Step1: Identify the new dimensions

The original square has side length \( x \). One side is increased by 4, so the new length is \( x + 4 \), and the other side is increased by 7, so the new width is \( x + 7 \). The diagram should be a rectangle divided into four parts: a square of side \( x \) (area \( x^2 \)), a rectangle of length \( x \) and width 4 (area \( 4x \)), a rectangle of length \( x \) and width 7 (area \( 7x \)), and a rectangle of length 4 and width 7 (area \( 4\times7 = 28 \)).

Step2: Label the diagram

• Top - left: Square with side \( x \), label area \( x^2 \).
• Top - right: Rectangle with length \( x \), width 4, label area \( 4x \).
• Bottom - left: Rectangle with length \( x \), width 7, label area \( 7x \).
• Bottom - right: Rectangle with length 4, width 7, label area \( 28 \).

Part (b)

Step1: Expand the product \((x + 4)(x + 7)\)

Using the distributive property (FOIL method): \((x+4)(x + 7)=x\times x+x\times7 + 4\times x+4\times7\)

Step2: Simplify the terms

\(x\times x=x^{2}\), \(x\times7 = 7x\), \(4\times x=4x\), \(4\times7 = 28\). Then combine like terms: \(x^{2}+7x + 4x+28=x^{2}+11x + 28\)

Part (c)

Step1: Determine the new dimensions

If the original side \( x = 2\) inches, the new length is \(x + 4=2 + 4=6\) inches and the new width is \(x + 7=2+7 = 9\) inches.

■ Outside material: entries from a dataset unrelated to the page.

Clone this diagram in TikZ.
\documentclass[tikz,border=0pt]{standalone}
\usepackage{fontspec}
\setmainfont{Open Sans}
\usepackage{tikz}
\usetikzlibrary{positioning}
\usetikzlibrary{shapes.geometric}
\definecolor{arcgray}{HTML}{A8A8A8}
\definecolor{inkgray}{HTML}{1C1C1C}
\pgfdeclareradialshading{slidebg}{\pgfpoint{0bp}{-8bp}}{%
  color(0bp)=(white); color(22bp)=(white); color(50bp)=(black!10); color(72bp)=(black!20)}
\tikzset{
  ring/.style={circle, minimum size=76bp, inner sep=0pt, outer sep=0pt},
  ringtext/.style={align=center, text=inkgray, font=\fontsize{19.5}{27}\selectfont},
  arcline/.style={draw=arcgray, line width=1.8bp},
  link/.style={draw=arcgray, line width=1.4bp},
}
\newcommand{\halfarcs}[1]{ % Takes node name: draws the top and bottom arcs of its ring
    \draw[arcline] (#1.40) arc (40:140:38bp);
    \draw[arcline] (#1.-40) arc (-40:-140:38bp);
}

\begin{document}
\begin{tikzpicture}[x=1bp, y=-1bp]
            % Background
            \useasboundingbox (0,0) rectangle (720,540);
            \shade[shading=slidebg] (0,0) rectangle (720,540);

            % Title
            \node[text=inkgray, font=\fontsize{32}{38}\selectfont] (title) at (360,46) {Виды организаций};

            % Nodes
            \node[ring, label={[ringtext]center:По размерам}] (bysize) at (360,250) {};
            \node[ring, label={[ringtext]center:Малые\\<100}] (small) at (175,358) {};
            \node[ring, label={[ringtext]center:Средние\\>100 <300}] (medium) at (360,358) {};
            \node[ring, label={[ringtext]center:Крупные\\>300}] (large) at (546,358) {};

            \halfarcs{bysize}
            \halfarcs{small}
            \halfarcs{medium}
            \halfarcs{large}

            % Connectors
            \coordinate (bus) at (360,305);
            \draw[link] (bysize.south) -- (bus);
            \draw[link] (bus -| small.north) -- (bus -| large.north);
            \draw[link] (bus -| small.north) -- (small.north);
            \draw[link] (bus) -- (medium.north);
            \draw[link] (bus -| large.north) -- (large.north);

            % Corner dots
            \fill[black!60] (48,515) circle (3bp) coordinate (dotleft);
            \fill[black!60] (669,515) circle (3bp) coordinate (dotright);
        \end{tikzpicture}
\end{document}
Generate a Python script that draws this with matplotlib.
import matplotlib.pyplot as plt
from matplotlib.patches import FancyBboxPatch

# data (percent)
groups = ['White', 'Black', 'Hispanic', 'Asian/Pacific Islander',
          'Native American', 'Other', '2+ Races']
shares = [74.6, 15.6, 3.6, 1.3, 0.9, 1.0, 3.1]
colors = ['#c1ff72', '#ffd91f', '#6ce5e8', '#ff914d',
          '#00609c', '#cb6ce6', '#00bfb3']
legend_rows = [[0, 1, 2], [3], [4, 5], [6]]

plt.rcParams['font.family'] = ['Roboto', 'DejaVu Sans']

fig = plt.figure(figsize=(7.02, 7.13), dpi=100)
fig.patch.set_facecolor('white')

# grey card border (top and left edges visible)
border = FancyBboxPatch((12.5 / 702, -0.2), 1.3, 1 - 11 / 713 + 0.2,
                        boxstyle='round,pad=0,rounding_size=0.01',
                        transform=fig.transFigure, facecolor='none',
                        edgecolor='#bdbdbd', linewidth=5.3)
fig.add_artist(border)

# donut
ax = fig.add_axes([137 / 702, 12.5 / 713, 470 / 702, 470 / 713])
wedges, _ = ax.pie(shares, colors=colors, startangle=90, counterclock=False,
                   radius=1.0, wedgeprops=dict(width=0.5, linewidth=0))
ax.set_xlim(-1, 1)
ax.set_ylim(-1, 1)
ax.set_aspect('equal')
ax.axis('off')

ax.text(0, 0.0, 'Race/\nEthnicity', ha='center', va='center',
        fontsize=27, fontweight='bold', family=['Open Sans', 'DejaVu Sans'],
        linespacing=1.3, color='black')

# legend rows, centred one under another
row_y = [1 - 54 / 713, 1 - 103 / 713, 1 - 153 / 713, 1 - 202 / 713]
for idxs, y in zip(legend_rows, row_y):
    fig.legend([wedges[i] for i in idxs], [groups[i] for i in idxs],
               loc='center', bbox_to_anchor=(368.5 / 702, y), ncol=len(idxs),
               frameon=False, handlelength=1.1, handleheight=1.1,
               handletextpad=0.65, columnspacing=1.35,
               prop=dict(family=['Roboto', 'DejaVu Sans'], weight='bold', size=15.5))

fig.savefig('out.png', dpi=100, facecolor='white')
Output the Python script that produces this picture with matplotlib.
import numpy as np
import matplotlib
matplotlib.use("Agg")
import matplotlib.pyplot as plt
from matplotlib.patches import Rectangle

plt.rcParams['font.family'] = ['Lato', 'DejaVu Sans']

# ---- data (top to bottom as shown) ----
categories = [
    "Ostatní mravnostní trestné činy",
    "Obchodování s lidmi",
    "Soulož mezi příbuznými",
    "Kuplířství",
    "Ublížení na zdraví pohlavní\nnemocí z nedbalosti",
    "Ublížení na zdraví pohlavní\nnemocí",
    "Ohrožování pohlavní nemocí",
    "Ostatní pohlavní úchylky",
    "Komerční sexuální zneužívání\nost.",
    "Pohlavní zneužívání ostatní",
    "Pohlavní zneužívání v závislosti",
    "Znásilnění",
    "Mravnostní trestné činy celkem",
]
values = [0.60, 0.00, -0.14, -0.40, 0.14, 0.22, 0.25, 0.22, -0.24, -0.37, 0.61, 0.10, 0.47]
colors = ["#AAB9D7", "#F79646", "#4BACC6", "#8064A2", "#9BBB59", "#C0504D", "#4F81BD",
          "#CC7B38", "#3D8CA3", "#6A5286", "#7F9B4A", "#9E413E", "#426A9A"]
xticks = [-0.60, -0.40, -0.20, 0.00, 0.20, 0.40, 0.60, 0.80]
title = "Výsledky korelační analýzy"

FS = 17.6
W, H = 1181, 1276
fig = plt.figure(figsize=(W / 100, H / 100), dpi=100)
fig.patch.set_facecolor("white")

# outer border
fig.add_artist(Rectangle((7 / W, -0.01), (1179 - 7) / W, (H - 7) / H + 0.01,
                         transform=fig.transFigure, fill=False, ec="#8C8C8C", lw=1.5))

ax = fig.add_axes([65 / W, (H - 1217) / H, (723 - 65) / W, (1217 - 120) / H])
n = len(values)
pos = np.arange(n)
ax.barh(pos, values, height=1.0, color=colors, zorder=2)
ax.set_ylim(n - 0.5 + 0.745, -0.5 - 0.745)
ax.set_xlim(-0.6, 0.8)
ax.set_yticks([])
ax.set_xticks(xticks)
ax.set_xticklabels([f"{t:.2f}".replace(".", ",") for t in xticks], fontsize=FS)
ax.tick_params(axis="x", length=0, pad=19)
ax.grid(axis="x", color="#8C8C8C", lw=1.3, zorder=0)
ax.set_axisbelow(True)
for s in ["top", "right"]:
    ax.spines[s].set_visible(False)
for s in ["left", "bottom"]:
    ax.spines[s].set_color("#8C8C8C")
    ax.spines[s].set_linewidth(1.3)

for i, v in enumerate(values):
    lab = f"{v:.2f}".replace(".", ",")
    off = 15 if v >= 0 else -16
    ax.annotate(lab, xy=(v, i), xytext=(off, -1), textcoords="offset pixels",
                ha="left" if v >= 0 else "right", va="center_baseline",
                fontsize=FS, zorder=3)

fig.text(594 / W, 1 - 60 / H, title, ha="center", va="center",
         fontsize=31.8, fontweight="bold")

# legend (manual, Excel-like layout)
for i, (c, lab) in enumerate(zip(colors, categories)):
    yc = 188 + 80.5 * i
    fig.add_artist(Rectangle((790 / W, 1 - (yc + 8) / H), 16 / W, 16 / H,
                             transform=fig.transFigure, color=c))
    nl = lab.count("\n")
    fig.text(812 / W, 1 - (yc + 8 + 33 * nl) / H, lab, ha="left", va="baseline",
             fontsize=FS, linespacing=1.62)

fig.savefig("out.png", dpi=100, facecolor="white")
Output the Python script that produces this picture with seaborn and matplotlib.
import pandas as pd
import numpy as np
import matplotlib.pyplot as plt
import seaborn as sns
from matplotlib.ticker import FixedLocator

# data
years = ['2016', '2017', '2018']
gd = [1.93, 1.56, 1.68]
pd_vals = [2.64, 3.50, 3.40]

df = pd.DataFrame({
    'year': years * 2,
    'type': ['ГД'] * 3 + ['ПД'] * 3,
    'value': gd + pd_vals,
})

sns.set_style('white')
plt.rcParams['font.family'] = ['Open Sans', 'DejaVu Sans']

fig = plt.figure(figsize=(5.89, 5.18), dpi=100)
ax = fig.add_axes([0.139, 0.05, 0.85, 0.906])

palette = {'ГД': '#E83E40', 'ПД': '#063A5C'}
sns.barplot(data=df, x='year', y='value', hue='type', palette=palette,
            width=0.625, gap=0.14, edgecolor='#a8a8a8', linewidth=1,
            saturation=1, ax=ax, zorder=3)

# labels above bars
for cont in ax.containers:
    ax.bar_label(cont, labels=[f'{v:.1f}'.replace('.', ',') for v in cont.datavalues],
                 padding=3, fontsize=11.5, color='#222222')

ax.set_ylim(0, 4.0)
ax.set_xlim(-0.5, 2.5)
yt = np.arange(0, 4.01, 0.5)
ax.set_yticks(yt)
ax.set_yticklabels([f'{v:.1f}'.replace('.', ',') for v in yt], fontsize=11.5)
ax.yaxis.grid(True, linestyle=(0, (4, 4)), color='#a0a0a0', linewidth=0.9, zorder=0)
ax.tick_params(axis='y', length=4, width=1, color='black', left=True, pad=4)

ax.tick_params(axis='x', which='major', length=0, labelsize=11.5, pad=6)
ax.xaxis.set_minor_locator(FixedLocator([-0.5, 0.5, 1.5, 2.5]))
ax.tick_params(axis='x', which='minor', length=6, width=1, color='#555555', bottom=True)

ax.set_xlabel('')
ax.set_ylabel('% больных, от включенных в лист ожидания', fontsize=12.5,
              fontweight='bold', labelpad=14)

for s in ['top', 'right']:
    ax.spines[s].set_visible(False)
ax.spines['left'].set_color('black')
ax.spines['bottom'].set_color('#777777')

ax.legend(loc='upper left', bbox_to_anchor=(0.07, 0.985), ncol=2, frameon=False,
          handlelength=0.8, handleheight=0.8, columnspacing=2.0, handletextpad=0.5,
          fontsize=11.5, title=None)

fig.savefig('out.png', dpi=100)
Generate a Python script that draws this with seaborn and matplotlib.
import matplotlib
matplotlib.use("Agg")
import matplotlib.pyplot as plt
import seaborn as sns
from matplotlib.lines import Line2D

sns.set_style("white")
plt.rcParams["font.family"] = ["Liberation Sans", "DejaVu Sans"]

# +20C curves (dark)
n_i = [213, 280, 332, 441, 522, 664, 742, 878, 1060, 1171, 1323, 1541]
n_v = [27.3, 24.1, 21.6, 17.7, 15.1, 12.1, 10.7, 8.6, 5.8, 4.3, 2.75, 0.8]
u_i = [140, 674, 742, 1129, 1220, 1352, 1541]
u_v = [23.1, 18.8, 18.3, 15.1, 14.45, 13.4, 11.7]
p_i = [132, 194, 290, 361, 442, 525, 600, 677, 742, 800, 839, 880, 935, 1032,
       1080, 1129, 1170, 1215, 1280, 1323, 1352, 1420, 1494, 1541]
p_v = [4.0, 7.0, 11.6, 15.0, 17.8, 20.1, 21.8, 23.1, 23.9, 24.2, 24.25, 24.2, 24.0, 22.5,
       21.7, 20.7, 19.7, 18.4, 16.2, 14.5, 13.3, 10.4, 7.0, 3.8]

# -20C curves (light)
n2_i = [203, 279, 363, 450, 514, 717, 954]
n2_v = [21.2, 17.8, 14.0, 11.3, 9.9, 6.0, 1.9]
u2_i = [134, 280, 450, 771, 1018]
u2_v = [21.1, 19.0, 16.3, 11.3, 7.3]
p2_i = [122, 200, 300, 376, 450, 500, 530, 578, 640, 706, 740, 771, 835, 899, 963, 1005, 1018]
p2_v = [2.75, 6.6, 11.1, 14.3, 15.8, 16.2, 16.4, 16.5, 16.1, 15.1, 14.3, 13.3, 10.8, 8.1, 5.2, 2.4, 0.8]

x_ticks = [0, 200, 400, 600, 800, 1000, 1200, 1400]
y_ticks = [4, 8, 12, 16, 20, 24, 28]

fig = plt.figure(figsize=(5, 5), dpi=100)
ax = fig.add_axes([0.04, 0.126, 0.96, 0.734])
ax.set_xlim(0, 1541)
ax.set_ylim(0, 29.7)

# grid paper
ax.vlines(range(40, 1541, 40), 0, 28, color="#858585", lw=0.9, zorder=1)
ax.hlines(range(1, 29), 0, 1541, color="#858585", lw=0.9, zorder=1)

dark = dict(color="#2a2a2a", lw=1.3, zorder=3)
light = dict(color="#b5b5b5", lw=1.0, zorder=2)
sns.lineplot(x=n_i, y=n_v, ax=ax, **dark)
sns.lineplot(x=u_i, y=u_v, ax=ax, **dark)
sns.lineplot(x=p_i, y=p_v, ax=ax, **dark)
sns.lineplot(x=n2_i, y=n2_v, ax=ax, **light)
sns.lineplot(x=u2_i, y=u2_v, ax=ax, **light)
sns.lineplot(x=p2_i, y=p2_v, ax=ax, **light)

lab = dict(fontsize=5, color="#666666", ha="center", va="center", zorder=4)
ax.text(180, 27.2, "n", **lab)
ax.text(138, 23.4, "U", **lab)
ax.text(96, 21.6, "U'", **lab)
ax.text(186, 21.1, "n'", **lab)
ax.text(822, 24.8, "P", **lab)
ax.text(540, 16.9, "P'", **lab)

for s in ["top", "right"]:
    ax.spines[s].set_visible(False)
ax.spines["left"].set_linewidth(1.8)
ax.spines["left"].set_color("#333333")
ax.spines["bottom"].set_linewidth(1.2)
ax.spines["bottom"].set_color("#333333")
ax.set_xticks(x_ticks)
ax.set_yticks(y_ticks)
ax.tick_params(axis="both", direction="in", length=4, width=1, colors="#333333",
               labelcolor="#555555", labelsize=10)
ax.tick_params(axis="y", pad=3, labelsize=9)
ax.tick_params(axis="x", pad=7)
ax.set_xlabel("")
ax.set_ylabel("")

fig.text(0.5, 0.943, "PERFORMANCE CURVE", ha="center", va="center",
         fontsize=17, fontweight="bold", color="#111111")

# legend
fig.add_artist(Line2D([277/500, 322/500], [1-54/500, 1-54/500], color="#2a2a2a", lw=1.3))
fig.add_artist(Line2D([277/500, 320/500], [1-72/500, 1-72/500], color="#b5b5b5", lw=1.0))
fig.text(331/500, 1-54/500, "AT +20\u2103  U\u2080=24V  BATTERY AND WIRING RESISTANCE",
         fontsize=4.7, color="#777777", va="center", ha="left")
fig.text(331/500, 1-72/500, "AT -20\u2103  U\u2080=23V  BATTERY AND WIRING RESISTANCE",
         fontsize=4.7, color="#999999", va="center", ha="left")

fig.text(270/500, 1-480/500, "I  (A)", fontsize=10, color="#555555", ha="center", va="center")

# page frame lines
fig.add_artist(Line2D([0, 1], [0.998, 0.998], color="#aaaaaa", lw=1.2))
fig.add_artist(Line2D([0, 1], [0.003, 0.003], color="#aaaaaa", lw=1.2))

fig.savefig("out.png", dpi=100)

Step2: Calculate the area of the rectangle

The area of a rectangle is \(A=\text{length}\times\text{width}\), so \(A = 6\times9 = 54\) square inches.

Part (d)

Answer:

Step1: Substitute \( x = 2\) into the trinomial from part (b)

The trinomial is \(x^{2}+11x + 28\). Substitute \( x = 2 \): \( (2)^{2}+11\times(2)+28\)

Step2: Calculate the value

\(2^{2}=4\), \(11\times2 = 22\), so \(4 + 22+28=54\), which is the same as the area calculated in part (c).

Final Answers:

(a) Diagram labeled with areas \( x^2 \), \( 4x \), \( 7x \), \( 28 \) as described.
(b) The trinomial is \( \boldsymbol{x^{2}+11x + 28} \)
(c) The area is \( \boldsymbol{54} \) square inches.
(d) Verified, as both methods give 54.